What is a Markov Chain?
A Markov chain is a discrete random process with the property that the next state depends only on the current state (wikipedia)
So $P(X_n | X_1, X_2, \dots X_{n-1}) = P(X_n | X_{n-1})$. An example could be when you are modelling the weather. You then can take the assumption that the weather of today can be predicted by only using the knowledge of yesterday.
Let's say we have Rainy and Sunny. When it is rainy on one day the next day is Sunny with probability $0.3$. When it is Sunny, the probability for Rain next day is $0.4$.
Now when it is today Sunny we can predict the weather of the day after tomorrow, by simply calculating the probability for Rain tomorrow, multiplying that with the probablity for Sun after rain plus the probability of Sun tomorrow times the probability of Sun after sun. In total the probability of Sunny of the day after tomorrow is $P(R|S) \cdot P(S|R) + P(S|S) \cdot P(S|S) = 0.3 \cdot 0.4+0.6 \cdot 0.6 = 0.48$.

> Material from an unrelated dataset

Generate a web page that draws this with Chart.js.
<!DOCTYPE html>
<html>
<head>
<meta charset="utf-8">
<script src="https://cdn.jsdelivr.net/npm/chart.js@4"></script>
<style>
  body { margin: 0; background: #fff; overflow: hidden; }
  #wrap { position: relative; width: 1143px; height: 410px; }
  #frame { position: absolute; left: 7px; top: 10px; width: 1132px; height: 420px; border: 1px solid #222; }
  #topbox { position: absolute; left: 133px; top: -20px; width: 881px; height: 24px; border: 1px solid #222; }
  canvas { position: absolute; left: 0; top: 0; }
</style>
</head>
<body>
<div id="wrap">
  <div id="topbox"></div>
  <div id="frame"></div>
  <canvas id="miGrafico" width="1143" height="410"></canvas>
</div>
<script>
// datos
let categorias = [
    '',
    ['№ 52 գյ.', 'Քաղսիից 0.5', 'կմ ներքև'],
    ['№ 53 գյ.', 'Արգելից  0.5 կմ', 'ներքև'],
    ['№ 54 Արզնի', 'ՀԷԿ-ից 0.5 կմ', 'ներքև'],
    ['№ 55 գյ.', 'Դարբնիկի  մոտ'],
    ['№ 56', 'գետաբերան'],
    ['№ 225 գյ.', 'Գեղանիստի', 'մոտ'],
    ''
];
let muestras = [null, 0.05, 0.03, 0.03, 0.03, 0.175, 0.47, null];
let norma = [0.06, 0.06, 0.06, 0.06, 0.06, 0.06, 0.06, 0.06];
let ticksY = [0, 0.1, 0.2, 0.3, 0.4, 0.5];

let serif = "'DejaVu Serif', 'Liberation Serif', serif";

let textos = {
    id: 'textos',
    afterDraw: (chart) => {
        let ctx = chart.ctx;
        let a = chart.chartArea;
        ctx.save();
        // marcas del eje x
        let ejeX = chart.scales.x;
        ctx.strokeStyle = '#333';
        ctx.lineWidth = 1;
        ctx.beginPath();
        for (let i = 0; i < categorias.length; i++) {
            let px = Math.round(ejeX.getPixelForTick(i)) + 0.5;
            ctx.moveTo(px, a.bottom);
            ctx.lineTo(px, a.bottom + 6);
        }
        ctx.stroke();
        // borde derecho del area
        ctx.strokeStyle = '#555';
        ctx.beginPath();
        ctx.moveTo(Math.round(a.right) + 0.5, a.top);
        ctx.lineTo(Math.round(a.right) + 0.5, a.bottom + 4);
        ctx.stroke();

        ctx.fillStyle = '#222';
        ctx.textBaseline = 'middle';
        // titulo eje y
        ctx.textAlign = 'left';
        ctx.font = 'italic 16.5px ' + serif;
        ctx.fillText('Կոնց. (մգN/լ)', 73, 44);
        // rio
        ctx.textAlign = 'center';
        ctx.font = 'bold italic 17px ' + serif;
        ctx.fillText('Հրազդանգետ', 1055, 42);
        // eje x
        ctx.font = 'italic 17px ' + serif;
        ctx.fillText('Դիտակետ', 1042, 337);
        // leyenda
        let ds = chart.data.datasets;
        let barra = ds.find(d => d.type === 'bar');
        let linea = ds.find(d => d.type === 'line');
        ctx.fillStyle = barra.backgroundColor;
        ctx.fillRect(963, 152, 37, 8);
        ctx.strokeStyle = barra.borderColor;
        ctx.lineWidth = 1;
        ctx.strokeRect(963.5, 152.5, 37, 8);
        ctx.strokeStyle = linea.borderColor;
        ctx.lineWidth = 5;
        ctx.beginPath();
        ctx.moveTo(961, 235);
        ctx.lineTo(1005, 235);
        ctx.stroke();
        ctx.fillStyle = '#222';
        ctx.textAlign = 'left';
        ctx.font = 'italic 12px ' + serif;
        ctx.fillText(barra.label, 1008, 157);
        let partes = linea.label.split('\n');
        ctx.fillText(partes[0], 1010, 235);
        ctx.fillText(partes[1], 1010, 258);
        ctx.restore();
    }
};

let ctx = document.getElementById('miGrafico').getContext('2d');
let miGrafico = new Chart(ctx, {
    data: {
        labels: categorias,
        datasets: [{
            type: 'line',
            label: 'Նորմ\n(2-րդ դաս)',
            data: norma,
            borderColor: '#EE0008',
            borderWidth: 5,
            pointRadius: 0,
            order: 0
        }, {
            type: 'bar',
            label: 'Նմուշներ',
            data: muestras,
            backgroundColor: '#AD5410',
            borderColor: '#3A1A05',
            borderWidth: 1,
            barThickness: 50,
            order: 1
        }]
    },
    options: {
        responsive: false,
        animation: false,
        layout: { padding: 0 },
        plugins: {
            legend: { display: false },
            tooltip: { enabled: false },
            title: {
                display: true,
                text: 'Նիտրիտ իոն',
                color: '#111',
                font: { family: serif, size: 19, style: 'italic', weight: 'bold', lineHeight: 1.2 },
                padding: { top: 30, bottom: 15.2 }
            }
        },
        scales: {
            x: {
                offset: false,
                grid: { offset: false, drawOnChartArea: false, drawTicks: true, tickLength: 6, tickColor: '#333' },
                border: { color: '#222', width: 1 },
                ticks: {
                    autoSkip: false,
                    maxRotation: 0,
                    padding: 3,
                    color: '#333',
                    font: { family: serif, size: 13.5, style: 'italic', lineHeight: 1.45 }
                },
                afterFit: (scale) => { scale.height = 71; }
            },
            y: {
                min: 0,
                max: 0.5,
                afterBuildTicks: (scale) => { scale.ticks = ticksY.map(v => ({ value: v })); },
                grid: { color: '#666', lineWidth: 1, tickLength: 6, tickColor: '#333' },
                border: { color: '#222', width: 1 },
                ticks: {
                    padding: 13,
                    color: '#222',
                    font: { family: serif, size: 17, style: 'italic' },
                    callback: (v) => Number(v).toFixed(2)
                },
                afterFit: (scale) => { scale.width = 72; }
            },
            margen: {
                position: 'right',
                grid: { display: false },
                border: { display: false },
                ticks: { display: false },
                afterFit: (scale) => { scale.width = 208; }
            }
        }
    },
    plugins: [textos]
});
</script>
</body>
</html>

In a nutshell, a Markov chain is (the behavior of) a random process which may only find itself in a (not necessarily finite) number of different states. The process moves from a state to another in discrete times (that is, you define a sequence S(t) of states at time t=0,1,2,...), and for which the probability of going from state S to state R depends just from S and R; that is, there is no "memory of the past" and the process is "timeless". This means that the Markov chain may be modeled as a n*n matrix, where n is the number of possible states.
An example of a process which may be modeled by a Markov chain is the sequence of faces of a die showing up, if you are allowed to rotate the die wrt an edge. The corresponding matrix is
1 2 3 4 5 6
------------------------
1 | 0 1/4 1/4 1/4 1/4 0
2 | 1/4 0 1/4 1/4 0 1/4
3 | 1/4 1/4 0 0 1/4 1/4
4 | 1/4 1/4 0 0 1/4 1/4
5 | 1/4 0 1/4 1/4 0 1/4
1 | 0 1/4 1/4 1/4 1/4 0
As usual, Wikipedia and MathWorld are your friends.
Markov chains, especially hidden Markov models are hugely important in computation linguistics. A hidden Markov model is one where we can't directly view the state, but we do have some information about what the state might be. For example, consider breaking down a sentence into what is called "parts of speech" such as verbs, adjectives, ect. We don't know what the parts of speech are, but we can attempt to deduce them from the word. For example, the word run might be used 80% as a verb, 18% of the time as a noun and 2% of the time as an adjective. We also have (Markov) relations between the parts of speech, so for example an adjective might be followed by a noun 70% of the time and another adjective 30% of the time.
We can use the Viterbi algorithm to decide which sequence is most likely to have generated the observed sentence. This algorithm takes into account two factors:
- the probability of such a sequence of parts of speech occurring together in a sentence
- the relative chance that such a sequence of parts of speech would be responsible for us observing the given sentence.